Radius-independent resonances in electron-hole drop magnetoplasmas

Abstract

We discuss theoretically the microwave and far-infrared spectra which exist in the parameter ranges appropriate to small electron-hole drops in Ge when they are located in a dc magnetic field. Our examination employs the perturbation-theory results of Ford, Furdyna, and Werner, which rigorously describe the interaction of a small gyrotropic sphere with external time-varying electric and magnetic fields. We consider only the two high-symmetry orientations of the dc magnetic field, parallel to the [100] axis of Ge and parallel to the [111] axis of Ge, for which the electron-hole magnetoplasma in Ge is described by a dielectric tensor of a form amenable to the perturbation theory. The theory predicts several radius-independent electric and magnetic resonances.

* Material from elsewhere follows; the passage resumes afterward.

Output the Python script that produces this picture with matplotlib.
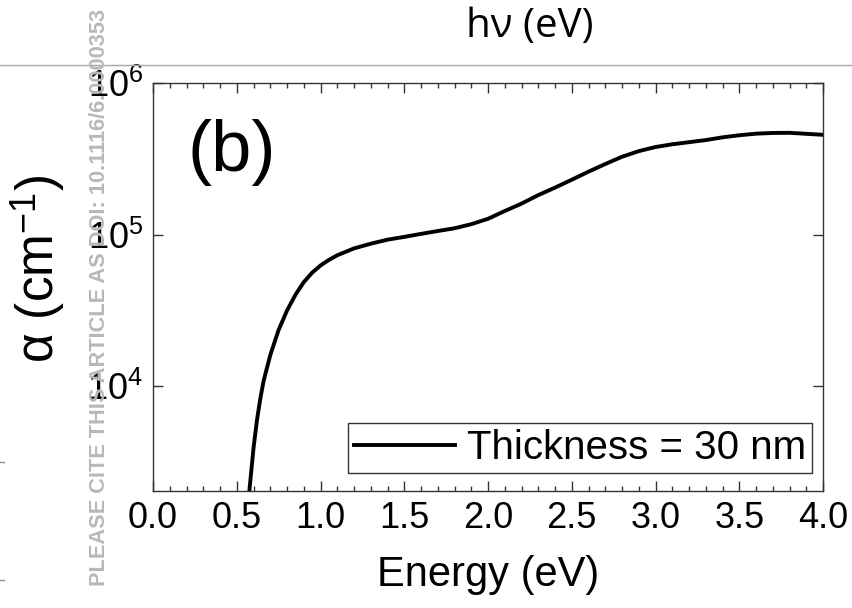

In parameter ranges appropriate to compensated electron-hole drops in Ge, we find that the positions of all resonances are functions only of the various carrier effective masses and ratios of the concentrations of the different carriers. The intensities of the electric resonances are inversely proportional to the electron carrier concentration and vary as the cube of sphere radius and the fourth power of frequency. The intensities of the magnetic resonances are directly proportional to the electron carrier concentration and vary with the fifth power of radius and the square of frequency. We find that two additional electric resonances can occur when the electron-hold drop is uncompensated. The positions of these resonances depend directly upon the difference in the electron and hole carrier densities.